Quant à ma mère, Isabelle Puginier (décédée en 1975) elle courait comme une folle dans un champ la-bouré, avec des sa-bots en bois aux pieds, elle trébuchait souvent sur une motte de terre, se relevait et courait de nouveau. Parfois des pièces de ferraille lui sifflaient aux oreilles et se fichaient en terre à côté d’elle. Il lui semblait qu’elle allait recevoir sur la tête un des morceaux qu’elle avait vu se détacher lors de l’explosion. Interrogée par un journaliste de “la Dépêche” qui la cita dans son article, elle déclara avoir vu exploser l’avion, faisant un gros nuage de fumée “comme une bombe atomique”.

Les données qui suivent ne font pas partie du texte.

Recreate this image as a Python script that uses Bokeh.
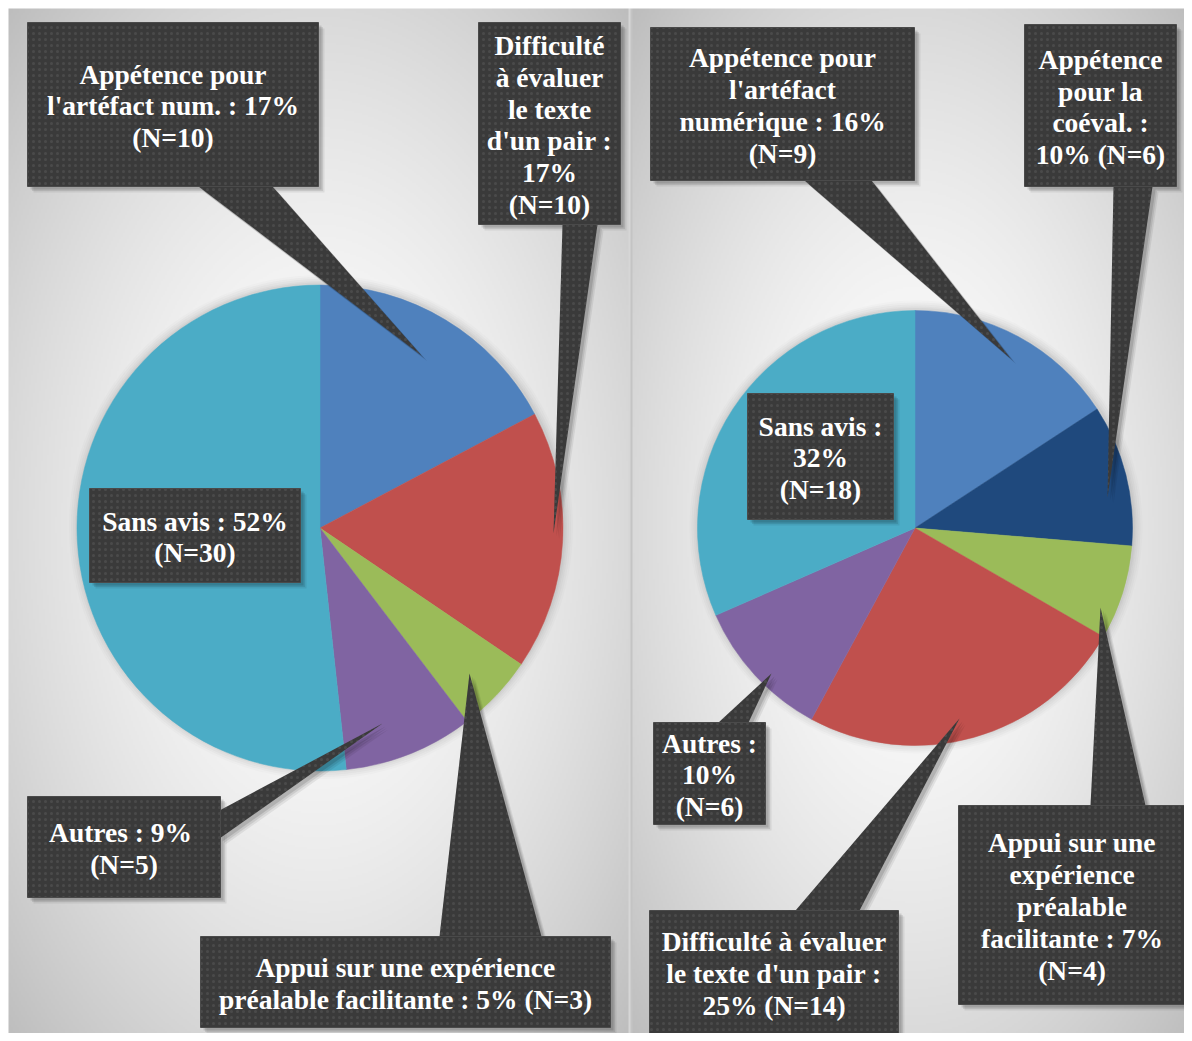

L’une des 2 fermes “Le Barthas” dont les murs du rez-de-chaussée sont en terre (0,80 d’épaisseur). L’étage est en colombages (poutres de bois verticales garnies entre elles de paille mélangée à de la boue - terre glaise surtout). Appelée “Paille Bart” en patois lauragais, cette ferme serait de l’époque gothique (XVe siècle). Aujourd’hui existe à sa place une belle habitation
L’une des 2 fermes “Le Barthas” dont les murs du rez-de-chaussée sont en terre (0,80 d’épaisseur). L’étage est en colombages (poutres de bois verticales garnies entre elles de paille mélangée à de la boue - terre glaise surtout). Appelée “Paille Bart” en patois lauragais, cette ferme serait de l’époque gothique (XVe siècle). Aujourd’hui existe à sa place une belle habitation
Crédit photo : Mr Bourguignon

Et puis la foule
Pour ma part, j’étais en visite chez un ami et nous n’entendîmes qu’une très puissante explosion, faisant trembler les vitres de sa maison. Nous nous demandions ce que cela pouvait être, une explosion de cette sorte ? Nous sortîmes rapidement. Nous ne vîmes rien, car nous étions entourés d’arbres. Je m’empressais de rejoindre mon épouse, à notre foyer, situé dans Revel même. M’approchant de la ville, je voyais des gens dans les rues, affolés, discutant et gesticulant, montrant le ciel en direction de l’ouest, vers le village de Montgey, et disant : “un avion a explosé en l’air…, il a éclaté en plusieurs morceaux qui sont tombés pas loin d’ici dans la campagne avoisinante, c’est terrible !”.
Il y avait dans la ville une telle effervescence, une telle émotion ! Effectivement, en vélo, en mobylette ou en voiture, même à pied, des Revèlois partaient en direction des villages de Montégut, Vauré, où Garrevaques (Tarn), la chute se situant bien dans ce triangle. Avec mon épouse, nous fîmes comme eux, curieux de voir et de savoir ce qu’était cet avion.
Plus nous approchions, très nombreux, de la ferme de mes parents, plus nous nous sentions angoissés et plus nos gorges se serraient. Nous nous demandions, s’il n’y avait pas de victimes et nous pensions surtout, aux membres de ma famille. Mon Père ? Ma Mère ? Ou mes deux jeunes frères ? Dieu merci !, il n’en fut rien ! Personne ne fut touché, ni de nos familles, ni de tous nos voisins. Effectivement, cet appareil, ou plutôt ses morceaux, étaient disperses près de nos fermes.
De la carlingue dont le cockpit était piqué dans la berge d’un petit ruisseau, du kérosène se déversait en quantité importante dans l’eau du ruisseau.
Quand nous arrivâmes sur les lieux, la police, les pompiers, puis par la suite, un corps d’armée de la base aérienne de Toulouse-Francazal, empêchaient les curieux que nous étions de nous approcher des carcasses de l’avion.
Moi-même, je ne pouvais passer, pour me rendre auprès de mes parents. Il me fallut l’aide des gendarmes, qui me connaissaient, pour me faire franchir le cordon de sécurité. ll y avait en effet danger d’explosion avec tout ce kérosène qui flottait sur l’eau. Une allumette, une cigarette et cela aurait créé un beau brasier. Durant tout le temps que dura l’enquête, jusqu’à l’enlèvement définitif de ces carcasses, personne ne put s’approcher : la police et la garde armée surveillèrent le site. Pensez donc, un avion de l’OTAN ? C’était top secret. La boîte noire fut retrouvée, dans la semaine qui suivit, au bord du ruisseau le Laudot, à l’ouest de la ferme “Le Barthas”, après des travaux de labours.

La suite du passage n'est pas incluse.